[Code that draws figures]
--------------------------------
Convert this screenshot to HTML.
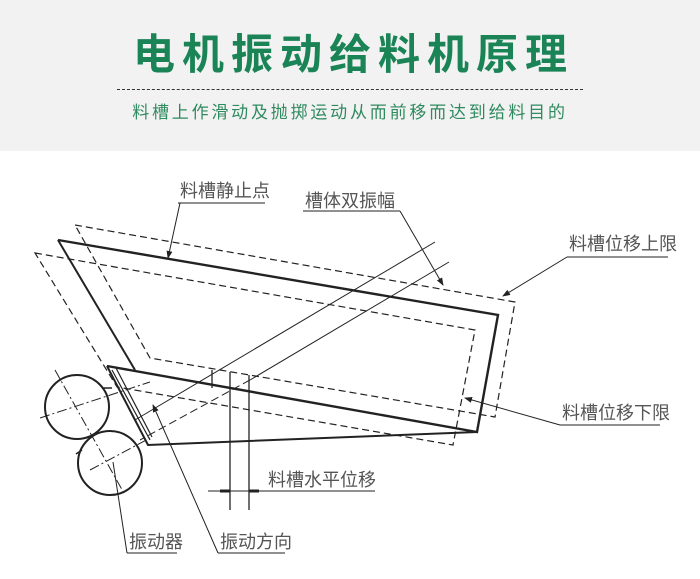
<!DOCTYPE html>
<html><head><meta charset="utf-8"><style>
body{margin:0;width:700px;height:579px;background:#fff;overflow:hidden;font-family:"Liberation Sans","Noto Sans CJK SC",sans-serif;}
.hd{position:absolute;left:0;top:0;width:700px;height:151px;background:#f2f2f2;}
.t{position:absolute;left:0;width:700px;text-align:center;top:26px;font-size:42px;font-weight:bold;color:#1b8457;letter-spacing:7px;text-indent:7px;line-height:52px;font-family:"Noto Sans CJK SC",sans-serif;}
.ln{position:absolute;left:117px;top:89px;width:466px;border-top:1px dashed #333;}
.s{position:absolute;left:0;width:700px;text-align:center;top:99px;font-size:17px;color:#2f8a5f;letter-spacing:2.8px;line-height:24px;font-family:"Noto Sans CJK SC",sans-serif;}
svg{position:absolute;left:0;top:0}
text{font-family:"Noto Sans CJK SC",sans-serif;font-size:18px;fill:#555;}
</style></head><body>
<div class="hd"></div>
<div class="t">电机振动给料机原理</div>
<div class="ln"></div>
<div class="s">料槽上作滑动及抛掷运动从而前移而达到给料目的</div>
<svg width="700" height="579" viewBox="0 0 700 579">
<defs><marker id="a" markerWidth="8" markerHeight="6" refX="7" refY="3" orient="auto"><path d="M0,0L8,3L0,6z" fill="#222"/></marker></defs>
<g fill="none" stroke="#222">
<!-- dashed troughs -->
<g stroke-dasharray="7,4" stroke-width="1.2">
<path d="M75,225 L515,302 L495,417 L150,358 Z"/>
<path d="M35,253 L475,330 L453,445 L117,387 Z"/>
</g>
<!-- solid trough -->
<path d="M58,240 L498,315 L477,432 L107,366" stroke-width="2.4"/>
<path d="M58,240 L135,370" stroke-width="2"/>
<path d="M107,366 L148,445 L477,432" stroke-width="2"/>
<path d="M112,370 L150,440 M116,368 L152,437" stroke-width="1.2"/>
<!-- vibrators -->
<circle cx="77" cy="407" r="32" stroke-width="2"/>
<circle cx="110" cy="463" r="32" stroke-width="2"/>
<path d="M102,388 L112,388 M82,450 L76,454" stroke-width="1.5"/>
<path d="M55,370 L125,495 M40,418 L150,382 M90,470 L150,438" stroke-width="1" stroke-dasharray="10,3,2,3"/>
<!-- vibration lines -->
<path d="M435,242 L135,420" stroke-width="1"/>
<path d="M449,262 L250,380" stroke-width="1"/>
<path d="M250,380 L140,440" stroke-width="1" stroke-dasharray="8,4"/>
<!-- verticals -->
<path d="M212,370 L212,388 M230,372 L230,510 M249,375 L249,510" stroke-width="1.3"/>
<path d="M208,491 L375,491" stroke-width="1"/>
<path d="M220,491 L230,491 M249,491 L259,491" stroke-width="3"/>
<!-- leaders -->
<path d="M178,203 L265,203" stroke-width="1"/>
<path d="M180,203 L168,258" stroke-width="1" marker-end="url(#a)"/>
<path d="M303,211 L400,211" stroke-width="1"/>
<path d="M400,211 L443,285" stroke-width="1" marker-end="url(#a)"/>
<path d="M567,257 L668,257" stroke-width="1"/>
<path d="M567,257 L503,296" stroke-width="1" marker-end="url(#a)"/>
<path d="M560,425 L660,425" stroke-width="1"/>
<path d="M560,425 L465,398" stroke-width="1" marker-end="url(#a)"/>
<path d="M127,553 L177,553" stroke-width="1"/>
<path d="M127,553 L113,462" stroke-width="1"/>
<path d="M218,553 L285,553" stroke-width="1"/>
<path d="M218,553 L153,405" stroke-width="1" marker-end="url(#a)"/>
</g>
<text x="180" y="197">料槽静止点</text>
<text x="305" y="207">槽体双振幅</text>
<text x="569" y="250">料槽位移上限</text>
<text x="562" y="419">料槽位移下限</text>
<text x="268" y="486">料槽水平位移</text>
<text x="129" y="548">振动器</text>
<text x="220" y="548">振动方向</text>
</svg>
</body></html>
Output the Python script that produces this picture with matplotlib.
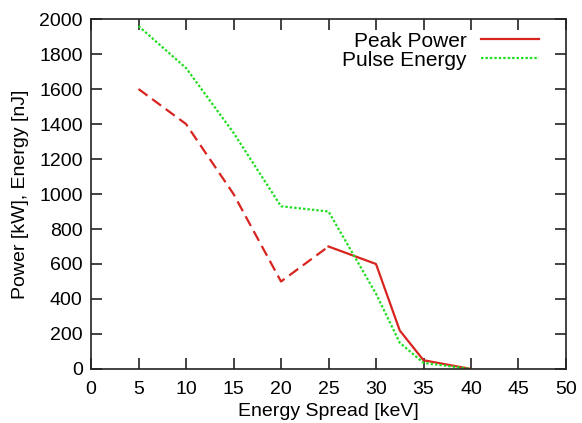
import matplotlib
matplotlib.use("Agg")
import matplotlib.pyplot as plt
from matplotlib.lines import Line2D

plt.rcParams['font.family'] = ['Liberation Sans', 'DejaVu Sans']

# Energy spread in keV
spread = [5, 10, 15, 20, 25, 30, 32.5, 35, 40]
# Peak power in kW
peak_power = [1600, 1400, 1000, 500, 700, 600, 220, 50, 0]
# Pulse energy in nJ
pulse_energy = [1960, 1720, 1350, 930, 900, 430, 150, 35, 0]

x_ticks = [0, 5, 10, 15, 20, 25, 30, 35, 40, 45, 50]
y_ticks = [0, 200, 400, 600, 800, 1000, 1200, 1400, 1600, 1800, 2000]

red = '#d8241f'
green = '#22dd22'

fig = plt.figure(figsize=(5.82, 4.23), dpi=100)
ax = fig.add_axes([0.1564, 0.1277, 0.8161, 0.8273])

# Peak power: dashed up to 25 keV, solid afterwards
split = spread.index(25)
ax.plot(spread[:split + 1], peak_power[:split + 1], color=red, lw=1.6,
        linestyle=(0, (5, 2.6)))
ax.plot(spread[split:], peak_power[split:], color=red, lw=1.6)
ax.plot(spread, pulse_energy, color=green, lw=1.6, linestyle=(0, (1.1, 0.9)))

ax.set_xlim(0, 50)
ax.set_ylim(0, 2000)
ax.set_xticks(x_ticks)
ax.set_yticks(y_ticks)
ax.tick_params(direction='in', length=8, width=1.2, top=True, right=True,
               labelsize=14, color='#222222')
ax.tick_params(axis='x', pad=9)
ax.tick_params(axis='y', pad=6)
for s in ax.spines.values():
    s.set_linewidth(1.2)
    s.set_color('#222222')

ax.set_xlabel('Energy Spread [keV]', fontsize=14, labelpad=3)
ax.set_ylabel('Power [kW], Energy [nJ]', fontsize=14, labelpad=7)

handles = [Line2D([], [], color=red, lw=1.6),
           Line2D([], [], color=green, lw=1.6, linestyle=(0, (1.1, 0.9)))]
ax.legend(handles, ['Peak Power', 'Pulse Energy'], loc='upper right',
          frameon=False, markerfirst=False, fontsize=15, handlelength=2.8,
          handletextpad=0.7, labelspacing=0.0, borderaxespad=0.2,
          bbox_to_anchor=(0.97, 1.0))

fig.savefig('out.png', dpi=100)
--------------------------------
• _Directions_:
Please repeat the entries exactly. Do not include the pictures.

• _Exercise output_:
Convert this screenshot to HTML.
<!DOCTYPE html>
<html><head><meta charset="utf-8"><style>
body{margin:0;width:700px;height:579px;background:#fff;overflow:hidden;font-family:"Liberation Sans","Noto Sans CJK SC",sans-serif;}
.hd{position:absolute;left:0;top:0;width:700px;height:151px;background:#f2f2f2;}
.t{position:absolute;left:0;width:700px;text-align:center;top:26px;font-size:42px;font-weight:bold;color:#1b8457;letter-spacing:7px;text-indent:7px;line-height:52px;font-family:"Noto Sans CJK SC",sans-serif;}
.ln{position:absolute;left:117px;top:89px;width:466px;border-top:1px dashed #333;}
.s{position:absolute;left:0;width:700px;text-align:center;top:99px;font-size:17px;color:#2f8a5f;letter-spacing:2.8px;line-height:24px;font-family:"Noto Sans CJK SC",sans-serif;}
svg{position:absolute;left:0;top:0}
text{font-family:"Noto Sans CJK SC",sans-serif;font-size:18px;fill:#555;}
</style></head><body>
<div class="hd"></div>
<div class="t">电机振动给料机原理</div>
<div class="ln"></div>
<div class="s">料槽上作滑动及抛掷运动从而前移而达到给料目的</div>
<svg width="700" height="579" viewBox="0 0 700 579">
<defs><marker id="a" markerWidth="8" markerHeight="6" refX="7" refY="3" orient="auto"><path d="M0,0L8,3L0,6z" fill="#222"/></marker></defs>
<g fill="none" stroke="#222">
<!-- dashed troughs -->
<g stroke-dasharray="7,4" stroke-width="1.2">
<path d="M75,225 L515,302 L495,417 L150,358 Z"/>
<path d="M35,253 L475,330 L453,445 L117,387 Z"/>
</g>
<!-- solid trough -->
<path d="M58,240 L498,315 L477,432 L107,366" stroke-width="2.4"/>
<path d="M58,240 L135,370" stroke-width="2"/>
<path d="M107,366 L148,445 L477,432" stroke-width="2"/>
<path d="M112,370 L150,440 M116,368 L152,437" stroke-width="1.2"/>
<!-- vibrators -->
<circle cx="77" cy="407" r="32" stroke-width="2"/>
<circle cx="110" cy="463" r="32" stroke-width="2"/>
<path d="M102,388 L112,388 M82,450 L76,454" stroke-width="1.5"/>
<path d="M55,370 L125,495 M40,418 L150,382 M90,470 L150,438" stroke-width="1" stroke-dasharray="10,3,2,3"/>
<!-- vibration lines -->
<path d="M435,242 L135,420" stroke-width="1"/>
<path d="M449,262 L250,380" stroke-width="1"/>
<path d="M250,380 L140,440" stroke-width="1" stroke-dasharray="8,4"/>
<!-- verticals -->
<path d="M212,370 L212,388 M230,372 L230,510 M249,375 L249,510" stroke-width="1.3"/>
<path d="M208,491 L375,491" stroke-width="1"/>
<path d="M220,491 L230,491 M249,491 L259,491" stroke-width="3"/>
<!-- leaders -->
<path d="M178,203 L265,203" stroke-width="1"/>
<path d="M180,203 L168,258" stroke-width="1" marker-end="url(#a)"/>
<path d="M303,211 L400,211" stroke-width="1"/>
<path d="M400,211 L443,285" stroke-width="1" marker-end="url(#a)"/>
<path d="M567,257 L668,257" stroke-width="1"/>
<path d="M567,257 L503,296" stroke-width="1" marker-end="url(#a)"/>
<path d="M560,425 L660,425" stroke-width="1"/>
<path d="M560,425 L465,398" stroke-width="1" marker-end="url(#a)"/>
<path d="M127,553 L177,553" stroke-width="1"/>
<path d="M127,553 L113,462" stroke-width="1"/>
<path d="M218,553 L285,553" stroke-width="1"/>
<path d="M218,553 L153,405" stroke-width="1" marker-end="url(#a)"/>
</g>
<text x="180" y="197">料槽静止点</text>
<text x="305" y="207">槽体双振幅</text>
<text x="569" y="250">料槽位移上限</text>
<text x="562" y="419">料槽位移下限</text>
<text x="268" y="486">料槽水平位移</text>
<text x="129" y="548">振动器</text>
<text x="220" y="548">振动方向</text>
</svg>
</body></html>
Output the Python script that produces this picture with matplotlib.
import matplotlib
matplotlib.use("Agg")
import matplotlib.pyplot as plt
from matplotlib.lines import Line2D

plt.rcParams['font.family'] = ['Liberation Sans', 'DejaVu Sans']

# Energy spread in keV
spread = [5, 10, 15, 20, 25, 30, 32.5, 35, 40]
# Peak power in kW
peak_power = [1600, 1400, 1000, 500, 700, 600, 220, 50, 0]
# Pulse energy in nJ
pulse_energy = [1960, 1720, 1350, 930, 900, 430, 150, 35, 0]

x_ticks = [0, 5, 10, 15, 20, 25, 30, 35, 40, 45, 50]
y_ticks = [0, 200, 400, 600, 800, 1000, 1200, 1400, 1600, 1800, 2000]

red = '#d8241f'
green = '#22dd22'

fig = plt.figure(figsize=(5.82, 4.23), dpi=100)
ax = fig.add_axes([0.1564, 0.1277, 0.8161, 0.8273])

# Peak power: dashed up to 25 keV, solid afterwards
split = spread.index(25)
ax.plot(spread[:split + 1], peak_power[:split + 1], color=red, lw=1.6,
        linestyle=(0, (5, 2.6)))
ax.plot(spread[split:], peak_power[split:], color=red, lw=1.6)
ax.plot(spread, pulse_energy, color=green, lw=1.6, linestyle=(0, (1.1, 0.9)))

ax.set_xlim(0, 50)
ax.set_ylim(0, 2000)
ax.set_xticks(x_ticks)
ax.set_yticks(y_ticks)
ax.tick_params(direction='in', length=8, width=1.2, top=True, right=True,
               labelsize=14, color='#222222')
ax.tick_params(axis='x', pad=9)
ax.tick_params(axis='y', pad=6)
for s in ax.spines.values():
    s.set_linewidth(1.2)
    s.set_color('#222222')

ax.set_xlabel('Energy Spread [keV]', fontsize=14, labelpad=3)
ax.set_ylabel('Power [kW], Energy [nJ]', fontsize=14, labelpad=7)

handles = [Line2D([], [], color=red, lw=1.6),
           Line2D([], [], color=green, lw=1.6, linestyle=(0, (1.1, 0.9)))]
ax.legend(handles, ['Peak Power', 'Pulse Energy'], loc='upper right',
          frameon=False, markerfirst=False, fontsize=15, handlelength=2.8,
          handletextpad=0.7, labelspacing=0.0, borderaxespad=0.2,
          bbox_to_anchor=(0.97, 1.0))

fig.savefig('out.png', dpi=100)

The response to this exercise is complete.